Putting their meagre resources together, they rented a studio owned by the great French photographer, Nadar, and set their date for a month before the Salon in 1874. The critical reception was harsh. One such notable critic, Louis Leroy who wrote for the Parisian newspaper Le Charivari, was particularly scathing in his commentary, going so far as to accuse Monet’s painting, Impression, soleil levant (Impression, Sunrise) of being closer to a sketch, labelling it an ”impression” and not the finished product. The name stuck and eventually become worn as a badge of honour by those who adopted the school’s techniques.


But why did the greater French artistic society at the time eschew this new style of painting? What made it different? Let’s explore these questions and more.


Technique and technology


The Impressionists were excited by new developments and ways of thinking in regard to colour theory, in particular, to how light affected colour. Traditional painting techniques dictated that to make shadow, one simply added black or brown to the object’s colour. However, Impressionism viewed shadow differently, as still being influenced by the environment of light rather than just an absence of it.


Instead of black or brown, Impressionist painters would use the dominant colour of the object and break it up with its complementary colour. For example, in Wheatstacks, End of Summer by Monet, the burnt oranges and yellows of the wheat have blues and greens for their shadow.


Claude Monet painting of "Wheatstacks, End of Summer" from 1890
Claude Monet, Wheatstacks, End of Summer, 1890-91

But the difficulty of capturing light at a specific time meant that Impressionist painters had to work quickly. To do so, their brushstrokes were quick and without the precision and careful blending that was notable of traditional Realist masters. Such techniques gave these paintings a spontaneity and life that lacked in previous movements.


It also meant that Impressionist painters had to go to their subject matter rather than make a quick sketch and work in a studio. They became the first painters to work en plein air, or to paint outdoors. This was made possible by the introduction of paint tubes, allowing artists to carry their materials with them and making the studio mobile. Painting outdoors was essential to the work of the Impressionists because it was the only way to truly capture a particular moment in time, based on its light and weather.


Composition


Traditional composition dictated that everything in a painting had to be arranged in a manner that drew the eye into a focal point. But this was boring to the Impressionists, and even lacked the realism of spontaneity they desired.

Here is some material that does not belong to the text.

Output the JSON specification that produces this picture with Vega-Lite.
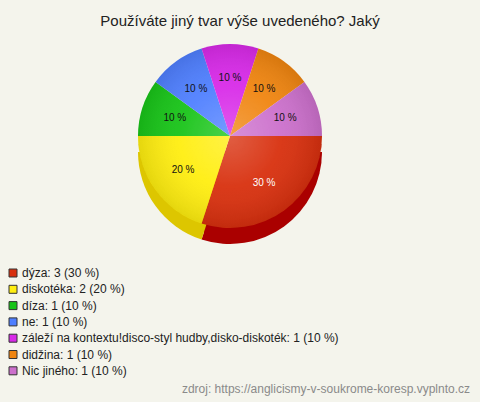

So, rather than drawing the eye into a central point (usually the centre of the canvas), Impressionist paintings drew from photography as an influence, which was still a very new technology of the day. Photographers would crop their pictures to get the composition they wanted. This often led to unique arrangements where subjects were around the edges or off-centre, more like how they viewed the world with their naked eyes.

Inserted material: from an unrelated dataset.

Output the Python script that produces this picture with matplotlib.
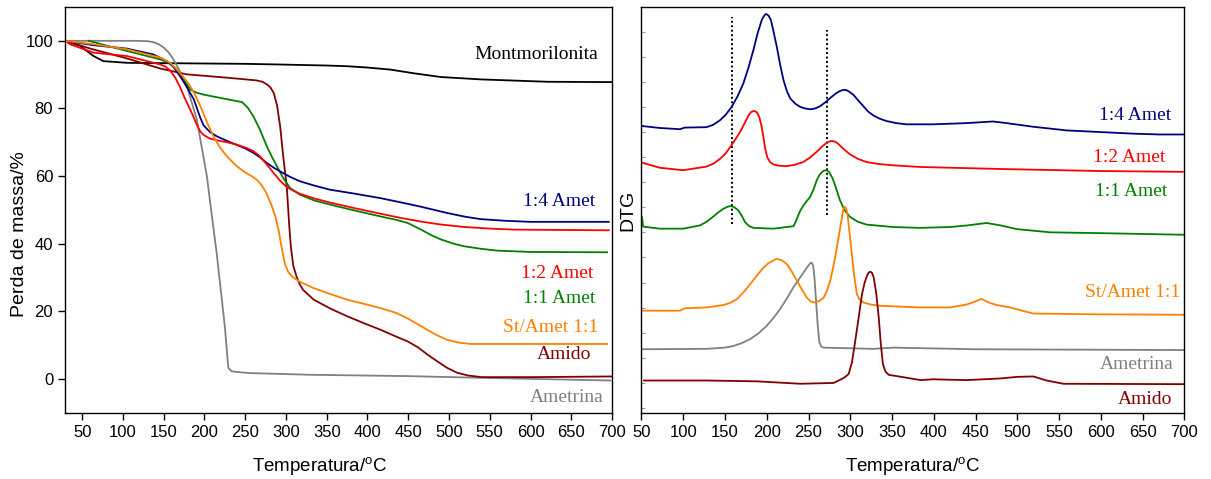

To mimic this, Impressionist painters would use asymmetry, disturbing traditional hierarchies of form, line and shape. Subjects would be to towards the edges of canvases, having their backs turned or be looking off-canvas.


Edgar Degras painting of "Four Dancers" from 1899
Edgar Degas, Four Dancers, c. 1899

Subject matter


The Académie favoured historical and religious subjects, but this was not interesting to the Impressionists. Everyday life was interesting. Nature was interesting. The ‘now’ was interesting.


Their subjects ranged from landscapes of farmer’s fields to the newly constructed factory buildings of the growing Industrial Revolution. They captured everyday people doing everyday things, such as people relaxing in a park or walking to work.


From Impressionism to beyond


The heart of Impressionism was short-lived. The last exhibition of the Societe was in 1886, only 12 years after their first. But it is arguably the most influential Western art movement for how it led to what came after. It was the foundation for what we now refer broadly to modern art. Neo-Impressionism ran with their new discoveries in colour theory. The impressionistic view behind Impressionism was the birth of all abstract art, letting artists for the first time, strive for feeling rather than brushstroke precision.